Aim of the exercise:
Gather all lines from the material that contain "uses".

===== Provided data

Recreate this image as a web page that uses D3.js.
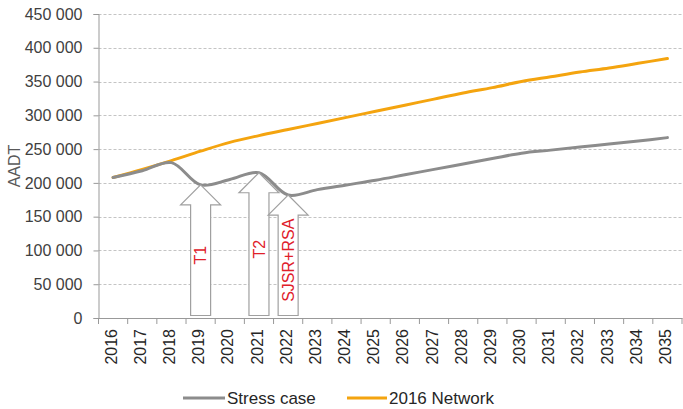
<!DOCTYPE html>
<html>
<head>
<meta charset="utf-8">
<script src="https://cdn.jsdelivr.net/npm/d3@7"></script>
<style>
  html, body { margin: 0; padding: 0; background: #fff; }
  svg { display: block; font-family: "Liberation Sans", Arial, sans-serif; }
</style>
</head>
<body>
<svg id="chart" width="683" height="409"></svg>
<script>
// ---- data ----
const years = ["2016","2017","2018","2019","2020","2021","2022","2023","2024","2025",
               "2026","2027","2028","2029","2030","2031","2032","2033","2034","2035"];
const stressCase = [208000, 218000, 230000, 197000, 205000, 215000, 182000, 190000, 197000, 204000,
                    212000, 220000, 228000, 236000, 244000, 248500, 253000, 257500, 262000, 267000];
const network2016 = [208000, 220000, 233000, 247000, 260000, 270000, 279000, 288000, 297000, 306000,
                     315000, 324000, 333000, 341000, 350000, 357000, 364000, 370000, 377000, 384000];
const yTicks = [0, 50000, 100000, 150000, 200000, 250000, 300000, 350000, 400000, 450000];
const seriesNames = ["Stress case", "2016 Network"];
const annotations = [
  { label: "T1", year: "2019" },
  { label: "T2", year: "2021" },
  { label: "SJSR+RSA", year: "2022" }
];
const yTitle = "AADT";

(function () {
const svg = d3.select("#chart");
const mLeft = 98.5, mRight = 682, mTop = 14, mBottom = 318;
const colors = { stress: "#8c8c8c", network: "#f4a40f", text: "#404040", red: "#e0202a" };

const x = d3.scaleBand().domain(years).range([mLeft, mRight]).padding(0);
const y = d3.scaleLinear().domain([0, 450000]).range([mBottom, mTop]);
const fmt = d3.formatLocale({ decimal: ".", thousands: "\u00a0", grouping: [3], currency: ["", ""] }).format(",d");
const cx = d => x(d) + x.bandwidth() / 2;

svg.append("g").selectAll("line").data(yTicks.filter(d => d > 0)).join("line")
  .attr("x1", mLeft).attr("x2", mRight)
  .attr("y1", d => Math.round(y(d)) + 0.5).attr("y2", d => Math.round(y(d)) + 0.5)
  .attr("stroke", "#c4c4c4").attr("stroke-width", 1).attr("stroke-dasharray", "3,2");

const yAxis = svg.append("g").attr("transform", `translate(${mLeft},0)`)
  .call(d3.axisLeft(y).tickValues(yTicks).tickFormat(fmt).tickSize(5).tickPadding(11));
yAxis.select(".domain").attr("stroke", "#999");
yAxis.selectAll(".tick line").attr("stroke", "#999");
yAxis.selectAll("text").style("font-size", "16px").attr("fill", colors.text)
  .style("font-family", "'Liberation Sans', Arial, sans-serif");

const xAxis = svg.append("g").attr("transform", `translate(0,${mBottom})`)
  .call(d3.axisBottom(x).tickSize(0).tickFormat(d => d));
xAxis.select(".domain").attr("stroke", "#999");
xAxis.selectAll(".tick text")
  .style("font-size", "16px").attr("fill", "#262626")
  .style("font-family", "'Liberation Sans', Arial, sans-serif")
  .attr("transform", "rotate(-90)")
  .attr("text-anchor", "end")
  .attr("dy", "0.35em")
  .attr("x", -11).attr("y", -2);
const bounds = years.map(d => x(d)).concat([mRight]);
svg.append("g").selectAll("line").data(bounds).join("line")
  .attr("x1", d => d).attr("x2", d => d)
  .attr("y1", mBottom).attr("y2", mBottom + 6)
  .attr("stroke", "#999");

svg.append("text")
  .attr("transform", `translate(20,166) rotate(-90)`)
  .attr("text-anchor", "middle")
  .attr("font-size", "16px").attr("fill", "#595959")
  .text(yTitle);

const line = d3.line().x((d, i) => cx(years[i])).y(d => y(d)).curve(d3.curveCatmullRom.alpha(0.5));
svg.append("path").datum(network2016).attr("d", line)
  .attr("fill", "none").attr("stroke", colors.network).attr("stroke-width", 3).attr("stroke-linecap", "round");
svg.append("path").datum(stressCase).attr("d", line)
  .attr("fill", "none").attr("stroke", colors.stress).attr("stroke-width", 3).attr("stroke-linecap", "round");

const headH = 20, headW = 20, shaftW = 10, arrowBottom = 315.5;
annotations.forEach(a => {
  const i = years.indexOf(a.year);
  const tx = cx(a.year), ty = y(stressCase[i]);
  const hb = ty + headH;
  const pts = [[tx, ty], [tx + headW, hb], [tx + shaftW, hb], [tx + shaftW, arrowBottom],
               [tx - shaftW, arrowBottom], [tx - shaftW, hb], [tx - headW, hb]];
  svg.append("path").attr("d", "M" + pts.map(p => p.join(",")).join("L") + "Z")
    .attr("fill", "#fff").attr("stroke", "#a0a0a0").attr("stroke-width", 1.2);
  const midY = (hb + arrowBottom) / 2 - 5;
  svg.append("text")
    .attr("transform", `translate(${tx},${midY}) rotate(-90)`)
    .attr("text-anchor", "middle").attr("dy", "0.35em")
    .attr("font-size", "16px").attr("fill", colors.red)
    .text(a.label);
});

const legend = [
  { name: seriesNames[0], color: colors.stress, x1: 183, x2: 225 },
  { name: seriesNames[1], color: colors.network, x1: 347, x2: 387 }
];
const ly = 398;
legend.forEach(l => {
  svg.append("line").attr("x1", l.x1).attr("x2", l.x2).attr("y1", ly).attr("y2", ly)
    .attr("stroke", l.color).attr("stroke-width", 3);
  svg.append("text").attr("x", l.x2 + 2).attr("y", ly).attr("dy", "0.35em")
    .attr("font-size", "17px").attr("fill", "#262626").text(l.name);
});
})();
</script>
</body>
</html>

==========
===== Provided data

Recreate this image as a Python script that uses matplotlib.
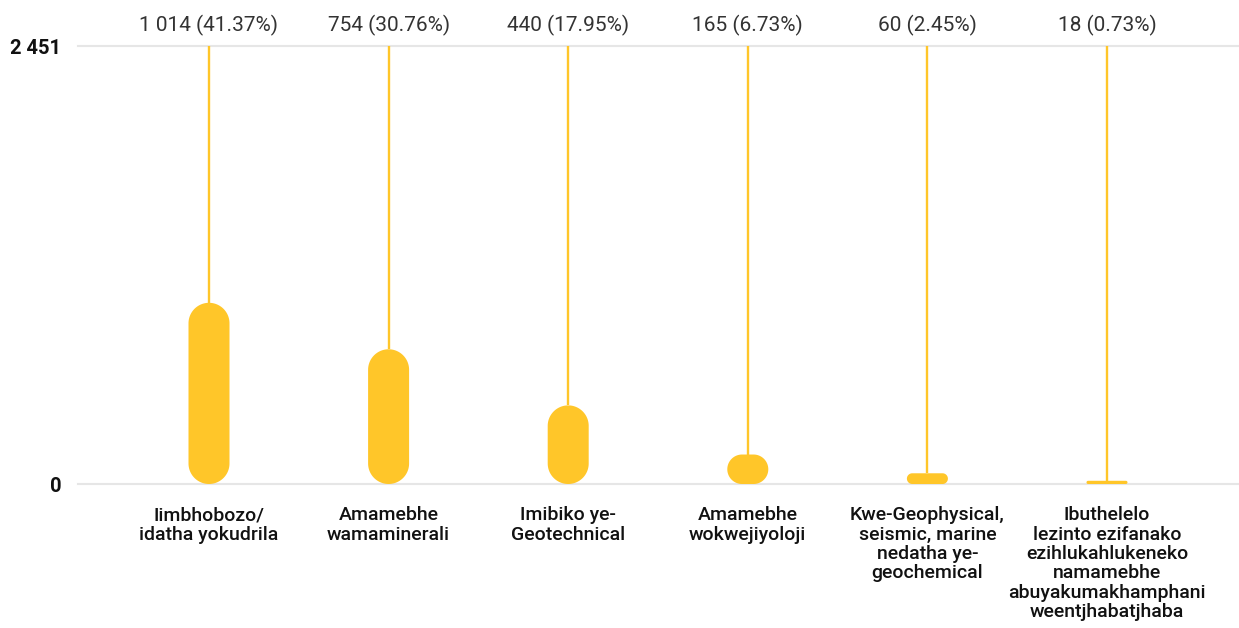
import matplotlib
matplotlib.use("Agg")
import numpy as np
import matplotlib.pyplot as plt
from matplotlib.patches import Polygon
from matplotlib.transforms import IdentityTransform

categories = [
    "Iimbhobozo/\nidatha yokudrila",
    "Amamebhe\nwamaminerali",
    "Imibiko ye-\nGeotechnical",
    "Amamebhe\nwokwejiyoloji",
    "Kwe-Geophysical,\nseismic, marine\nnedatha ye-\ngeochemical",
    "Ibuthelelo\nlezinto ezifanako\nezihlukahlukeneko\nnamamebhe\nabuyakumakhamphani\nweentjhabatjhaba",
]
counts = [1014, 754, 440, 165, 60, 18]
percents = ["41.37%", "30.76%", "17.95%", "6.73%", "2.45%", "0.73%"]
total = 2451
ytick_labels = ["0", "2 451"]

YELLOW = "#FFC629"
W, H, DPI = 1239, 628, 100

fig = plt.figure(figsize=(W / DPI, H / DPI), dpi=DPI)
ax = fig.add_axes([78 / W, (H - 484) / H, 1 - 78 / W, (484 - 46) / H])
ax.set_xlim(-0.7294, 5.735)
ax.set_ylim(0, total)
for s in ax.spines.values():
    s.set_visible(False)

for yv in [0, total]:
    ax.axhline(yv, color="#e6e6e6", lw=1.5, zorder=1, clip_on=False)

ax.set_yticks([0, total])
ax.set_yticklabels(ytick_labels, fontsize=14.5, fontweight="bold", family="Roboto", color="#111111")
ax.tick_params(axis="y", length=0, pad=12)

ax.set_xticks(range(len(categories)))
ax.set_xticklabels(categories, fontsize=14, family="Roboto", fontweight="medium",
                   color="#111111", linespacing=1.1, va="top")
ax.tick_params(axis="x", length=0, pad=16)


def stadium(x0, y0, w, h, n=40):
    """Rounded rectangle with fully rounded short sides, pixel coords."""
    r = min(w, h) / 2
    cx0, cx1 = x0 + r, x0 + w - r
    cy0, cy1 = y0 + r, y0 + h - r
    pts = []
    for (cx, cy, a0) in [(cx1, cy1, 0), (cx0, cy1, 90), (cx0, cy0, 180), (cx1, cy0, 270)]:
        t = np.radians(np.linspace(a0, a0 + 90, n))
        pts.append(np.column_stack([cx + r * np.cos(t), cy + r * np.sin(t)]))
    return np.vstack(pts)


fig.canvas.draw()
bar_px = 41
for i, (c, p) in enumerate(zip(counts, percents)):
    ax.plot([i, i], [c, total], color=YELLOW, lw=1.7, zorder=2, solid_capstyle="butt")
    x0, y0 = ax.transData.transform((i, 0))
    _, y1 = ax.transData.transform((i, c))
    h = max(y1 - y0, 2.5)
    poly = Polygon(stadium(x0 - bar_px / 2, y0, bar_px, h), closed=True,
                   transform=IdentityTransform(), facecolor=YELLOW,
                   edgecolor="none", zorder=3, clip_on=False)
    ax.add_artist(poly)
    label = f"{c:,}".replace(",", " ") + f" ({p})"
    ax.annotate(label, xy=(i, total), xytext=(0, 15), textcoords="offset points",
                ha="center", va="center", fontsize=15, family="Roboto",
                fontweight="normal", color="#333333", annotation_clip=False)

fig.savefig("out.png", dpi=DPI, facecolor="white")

==========
===== Provided data

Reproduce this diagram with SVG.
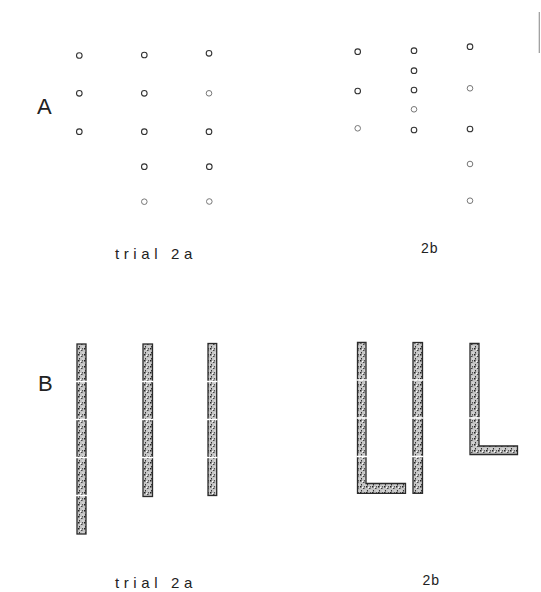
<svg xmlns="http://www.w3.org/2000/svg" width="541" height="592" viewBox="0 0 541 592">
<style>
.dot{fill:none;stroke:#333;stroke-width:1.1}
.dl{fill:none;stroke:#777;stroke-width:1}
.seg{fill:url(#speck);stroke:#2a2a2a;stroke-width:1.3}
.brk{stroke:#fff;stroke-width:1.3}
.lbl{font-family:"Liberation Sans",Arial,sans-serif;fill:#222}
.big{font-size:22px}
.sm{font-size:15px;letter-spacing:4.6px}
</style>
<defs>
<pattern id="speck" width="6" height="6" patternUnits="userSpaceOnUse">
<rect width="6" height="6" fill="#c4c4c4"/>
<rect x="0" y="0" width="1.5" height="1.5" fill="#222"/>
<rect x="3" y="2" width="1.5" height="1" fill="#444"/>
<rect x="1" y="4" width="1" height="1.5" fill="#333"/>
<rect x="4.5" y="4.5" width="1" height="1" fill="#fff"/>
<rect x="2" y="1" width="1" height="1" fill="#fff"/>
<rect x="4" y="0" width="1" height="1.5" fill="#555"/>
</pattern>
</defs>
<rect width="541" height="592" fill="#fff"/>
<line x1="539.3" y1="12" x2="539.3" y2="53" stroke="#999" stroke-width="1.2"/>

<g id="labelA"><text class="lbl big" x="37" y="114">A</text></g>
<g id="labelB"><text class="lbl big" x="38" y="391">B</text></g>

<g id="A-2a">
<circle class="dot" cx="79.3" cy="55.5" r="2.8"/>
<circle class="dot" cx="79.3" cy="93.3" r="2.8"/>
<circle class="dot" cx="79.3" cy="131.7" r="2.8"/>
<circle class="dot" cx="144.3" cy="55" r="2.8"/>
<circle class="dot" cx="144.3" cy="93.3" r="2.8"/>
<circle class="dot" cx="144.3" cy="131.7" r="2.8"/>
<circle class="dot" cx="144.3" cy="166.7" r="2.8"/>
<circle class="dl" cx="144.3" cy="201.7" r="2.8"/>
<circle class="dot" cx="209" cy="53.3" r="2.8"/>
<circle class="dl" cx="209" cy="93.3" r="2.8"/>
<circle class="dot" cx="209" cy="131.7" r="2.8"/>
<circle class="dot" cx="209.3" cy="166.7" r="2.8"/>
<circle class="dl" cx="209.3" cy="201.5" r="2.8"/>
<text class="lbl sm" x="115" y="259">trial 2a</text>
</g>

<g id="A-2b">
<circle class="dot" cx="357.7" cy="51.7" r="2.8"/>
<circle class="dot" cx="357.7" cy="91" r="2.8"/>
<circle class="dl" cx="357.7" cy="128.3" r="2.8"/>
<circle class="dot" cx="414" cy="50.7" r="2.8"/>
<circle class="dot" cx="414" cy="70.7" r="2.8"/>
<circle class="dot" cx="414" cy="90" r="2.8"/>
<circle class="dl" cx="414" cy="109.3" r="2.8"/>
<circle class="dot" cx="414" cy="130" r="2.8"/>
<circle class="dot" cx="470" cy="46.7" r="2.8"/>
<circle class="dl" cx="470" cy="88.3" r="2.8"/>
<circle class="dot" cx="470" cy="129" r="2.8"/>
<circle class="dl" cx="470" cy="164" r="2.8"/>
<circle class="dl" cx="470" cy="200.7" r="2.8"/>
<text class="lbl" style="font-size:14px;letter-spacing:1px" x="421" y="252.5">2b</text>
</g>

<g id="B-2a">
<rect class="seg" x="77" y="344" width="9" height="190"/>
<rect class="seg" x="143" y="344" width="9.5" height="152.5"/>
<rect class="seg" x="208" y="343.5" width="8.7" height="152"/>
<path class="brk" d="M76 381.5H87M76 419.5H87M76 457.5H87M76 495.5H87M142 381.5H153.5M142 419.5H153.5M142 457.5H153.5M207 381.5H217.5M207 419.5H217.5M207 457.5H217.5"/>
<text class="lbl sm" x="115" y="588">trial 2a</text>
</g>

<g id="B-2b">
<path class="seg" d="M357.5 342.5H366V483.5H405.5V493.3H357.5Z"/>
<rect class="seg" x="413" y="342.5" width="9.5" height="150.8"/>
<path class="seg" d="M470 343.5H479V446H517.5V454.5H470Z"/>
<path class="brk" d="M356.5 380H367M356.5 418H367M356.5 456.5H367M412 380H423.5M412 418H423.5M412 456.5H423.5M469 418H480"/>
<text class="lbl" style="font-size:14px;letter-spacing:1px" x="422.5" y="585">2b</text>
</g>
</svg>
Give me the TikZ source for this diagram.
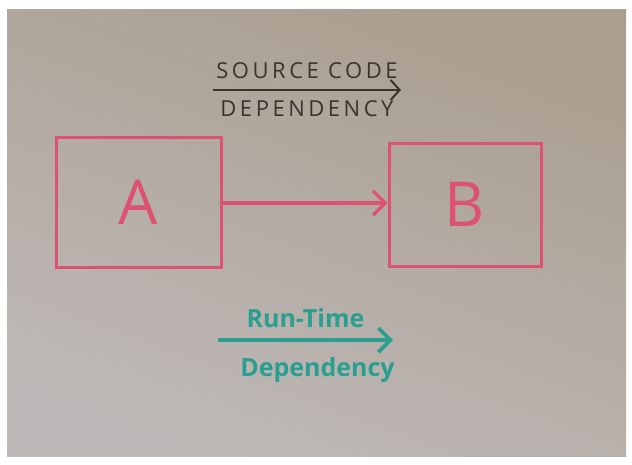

==========

Exercise result:
Recreate this image as a web page that uses D3.js.
Recreate this image as a Python script that uses matplotlib.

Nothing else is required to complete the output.